Elon Musk generated attention this year when he announced Tesla had invested in bitcoin in anticipation of accepting bitcoin from consumers as car payments, though Musk later retreated from that announcement. The office sharing company WeWork also said this year it would support cryptocurrency from clients to pay membership fees and for WeWork to pay its own rent to building owners.

These high-profile endorsements suggested momentum for mainstream cryptocurrency payments. But neither WeWork or Tesla's moves were similar to most retailers, since car payments are usually recurring bills tied to financing instead of full payment at the time of purchase. And WeWork's initial adopters for crypto payments included Coinbase, a cryptocurrency company.

While taking an agnostic view of whether consumers want to pay in cryptocurrency and merchants want to accept cryptocurrency, Visa's Angelos is positioning the card company as a technology and processing enabler for cryptocurrency transactions, including integrations with dozens of cryptocurrency wallets. In most cases, "cryptocurrency transactions" refers to transfers in and out of these wallets to support conversions to U.S. dollars or other currency, which is then used for a retail payment.

"I don't have a particularly strong view either way if there's a demand for direct cryptocurrency payments," Angelos said, adding that if demand for cryptocurrency payments at the point of sale increases, there will need to be adjustments to manage chargebacks and other issues that occur with the mass introduction of any new payment tender. "But we haven't seen that demand yet, mostly because it's hard to set up the ecosystem."

To build its digital asset business, Visa has formed partnerships with 70 cryptocurrency companies including FTX, Coinbase, Crypto.com and CoinZoom, to power conversions that cover an addressable market of more than 70 million merchants globally.

Visa also recently supported the launch of the BlockFi Rewards Credit card, which lets users spend traditional currency while earning cryptocurrency rewards. Cryptocurrency-linked incentives are picking up steam, with recent plays including Bakkt's partnership with Wyndham Rewards to allow hotel guests to convert loyalty currencies such as rewards to cash, gift cards or cryptocurrency.

"The rewards side is interesting. These are traditional currency-linked payment instruments, but consumers are earning bitcoin as a reward," Angelos said. "We think more of this is coming.

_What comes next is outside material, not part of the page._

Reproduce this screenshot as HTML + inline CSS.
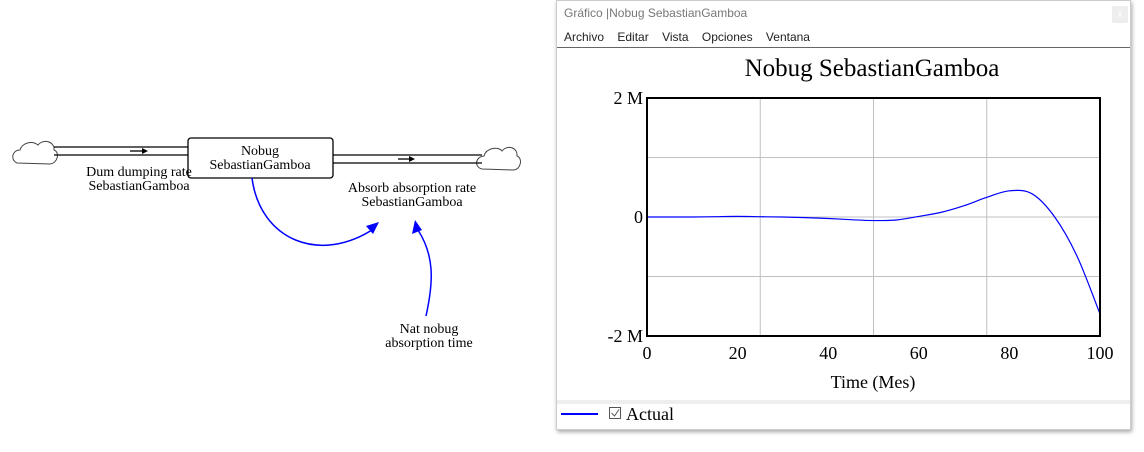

It's a trend where consumers will value having bitcoin as an asset that can gain value as an investment."

Visa partnered with Bakkt in June to issue a debit card that allows consumers to use bitcoin and cash balances in stores, transit and across Apple Pay and Google Pay's networks.

Both Visa and Mastercard have signaled their interest in working with companies to support cryptocurrencies in the past year, with other major payment companies such as Square and PayPal also ramping up support.

Mastercard in February said it would directly process cryptocurrency payments in its network, adding 37 million potential merchants in 2010 countries. PayPal in late 2020 announced its users could buy, hold and sell cryptocurrencies, and in March said it would support cryptocurrency payments in its merchant network, though after a conversion. PayPal in April extended the support to its Venmo peer-to-peer payment app, which supports cryptocurrency transactions for a fee as low as $1, a move seen as extending PayPal's support to younger demographics. Revenue from bitcoin trading now accounts for more than 70% of Square's revenue. Mastercard did not return a request for comment, while PayPal said it does not break out cryptocurrency transaction volume in its earnings reports. Square referred questions to its earnings for the quarter ending March 31, during which it reported $3.5 billion in revenue from bitcoin transactions.

Visa earlier in 2021 put out a call for partnerships to support digital currencies, saying its technology, scale, merchant reach and security positioned the company to support other projects. The strategy fits with Visa's "value add" initiative to focus on services beyond payment processing to expand its business.

"For Visa, connecting the crypto economy is part of its ‘network-of-networks’ strategy, and they have a number of initiatives in place supporting different types of digital currencies," said Zil Bareisis, the head of Celent's retail banking practice.

As the interest in crypto grows and more people end up holding digital currencies, some might be tempted to spend their funds directly, but it’s important to distinguish between different types of digital currencies, Baresis said. "While bitcoin’s price volatility makes it unsuitable as a payment method, stablecoins and CBDCs can be more viable options," Bareisis said.

Much of Visa and Mastercard's public statements have leaned toward stablecoins instead of cryptocurrencies like bitcoin and ether, without making a firm commitment. Both card brands are also interested in supporting central bank digital currencies, mostly by enabling the private sector involvement in distribution that's expected to be part of most CBDC projects. Most of the CBDC projects in large countries are a year or more from launch, meaning stablecoins are likely the main direct-payments play for the card brands.

Stablecoins are backed by traditional currencies to avoid valuation swings, and are expanding rapidly. Circle recently announced its intent to go public through a combination agreement with Concord Acquisition Corp., a special purpose acquisition company. Circle's USDC stablecoin has expanded rapidly over the past year as the company pursues a financial services "super app" strategy. And Diem, the Facebook affiliated stablecoin, is expected to launch sometime in 2021.

"Where we will see direct crypto payments is in stablecoins," Angelos said, adding business payments would be a prime area for growth. "There's a chance to use stablecoins to move money outside of what today is a fairly slow and cumbersome banking system."